start
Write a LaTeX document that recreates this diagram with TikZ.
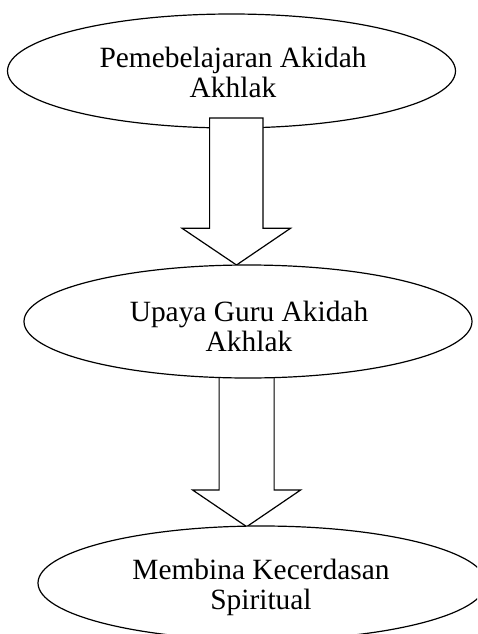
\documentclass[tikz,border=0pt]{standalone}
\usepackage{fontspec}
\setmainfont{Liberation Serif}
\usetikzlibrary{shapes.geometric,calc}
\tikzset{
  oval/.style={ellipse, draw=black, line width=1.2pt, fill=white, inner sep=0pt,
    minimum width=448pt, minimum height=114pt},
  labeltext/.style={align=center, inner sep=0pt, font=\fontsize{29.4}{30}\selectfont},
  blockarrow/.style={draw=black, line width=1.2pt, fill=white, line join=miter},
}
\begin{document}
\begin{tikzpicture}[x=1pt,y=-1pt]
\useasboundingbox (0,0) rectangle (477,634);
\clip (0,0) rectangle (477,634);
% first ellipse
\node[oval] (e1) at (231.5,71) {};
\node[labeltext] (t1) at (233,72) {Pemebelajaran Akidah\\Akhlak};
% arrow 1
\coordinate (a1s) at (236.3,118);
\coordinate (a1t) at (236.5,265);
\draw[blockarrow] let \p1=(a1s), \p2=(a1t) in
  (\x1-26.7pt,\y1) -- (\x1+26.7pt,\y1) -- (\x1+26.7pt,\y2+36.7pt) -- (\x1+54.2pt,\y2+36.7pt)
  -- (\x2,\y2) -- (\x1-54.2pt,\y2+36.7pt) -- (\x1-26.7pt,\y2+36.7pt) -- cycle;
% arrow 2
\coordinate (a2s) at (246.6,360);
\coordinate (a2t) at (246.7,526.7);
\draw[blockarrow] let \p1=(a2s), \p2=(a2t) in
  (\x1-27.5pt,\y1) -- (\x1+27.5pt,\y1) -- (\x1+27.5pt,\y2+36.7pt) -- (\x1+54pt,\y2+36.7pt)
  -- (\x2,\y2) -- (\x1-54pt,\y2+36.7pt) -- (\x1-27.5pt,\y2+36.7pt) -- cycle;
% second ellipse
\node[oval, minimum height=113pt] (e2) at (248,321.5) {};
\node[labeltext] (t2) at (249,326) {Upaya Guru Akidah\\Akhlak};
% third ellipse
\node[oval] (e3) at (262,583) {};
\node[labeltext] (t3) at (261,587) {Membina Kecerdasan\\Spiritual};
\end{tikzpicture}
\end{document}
end
• _THE EXERCISE_
Repeat the material verbatim. Do not carry over any picture.

• _SOLUTION TO THE EXERCISE_
Write a LaTeX document that recreates this diagram with TikZ.
\documentclass[tikz,border=0pt]{standalone}
\usepackage{fontspec}
\setmainfont{Liberation Serif}
\usetikzlibrary{shapes.geometric,calc}
\tikzset{
  oval/.style={ellipse, draw=black, line width=1.2pt, fill=white, inner sep=0pt,
    minimum width=448pt, minimum height=114pt},
  labeltext/.style={align=center, inner sep=0pt, font=\fontsize{29.4}{30}\selectfont},
  blockarrow/.style={draw=black, line width=1.2pt, fill=white, line join=miter},
}
\begin{document}
\begin{tikzpicture}[x=1pt,y=-1pt]
\useasboundingbox (0,0) rectangle (477,634);
\clip (0,0) rectangle (477,634);
% first ellipse
\node[oval] (e1) at (231.5,71) {};
\node[labeltext] (t1) at (233,72) {Pemebelajaran Akidah\\Akhlak};
% arrow 1
\coordinate (a1s) at (236.3,118);
\coordinate (a1t) at (236.5,265);
\draw[blockarrow] let \p1=(a1s), \p2=(a1t) in
  (\x1-26.7pt,\y1) -- (\x1+26.7pt,\y1) -- (\x1+26.7pt,\y2+36.7pt) -- (\x1+54.2pt,\y2+36.7pt)
  -- (\x2,\y2) -- (\x1-54.2pt,\y2+36.7pt) -- (\x1-26.7pt,\y2+36.7pt) -- cycle;
% arrow 2
\coordinate (a2s) at (246.6,360);
\coordinate (a2t) at (246.7,526.7);
\draw[blockarrow] let \p1=(a2s), \p2=(a2t) in
  (\x1-27.5pt,\y1) -- (\x1+27.5pt,\y1) -- (\x1+27.5pt,\y2+36.7pt) -- (\x1+54pt,\y2+36.7pt)
  -- (\x2,\y2) -- (\x1-54pt,\y2+36.7pt) -- (\x1-27.5pt,\y2+36.7pt) -- cycle;
% second ellipse
\node[oval, minimum height=113pt] (e2) at (248,321.5) {};
\node[labeltext] (t2) at (249,326) {Upaya Guru Akidah\\Akhlak};
% third ellipse
\node[oval] (e3) at (262,583) {};
\node[labeltext] (t3) at (261,587) {Membina Kecerdasan\\Spiritual};
\end{tikzpicture}
\end{document}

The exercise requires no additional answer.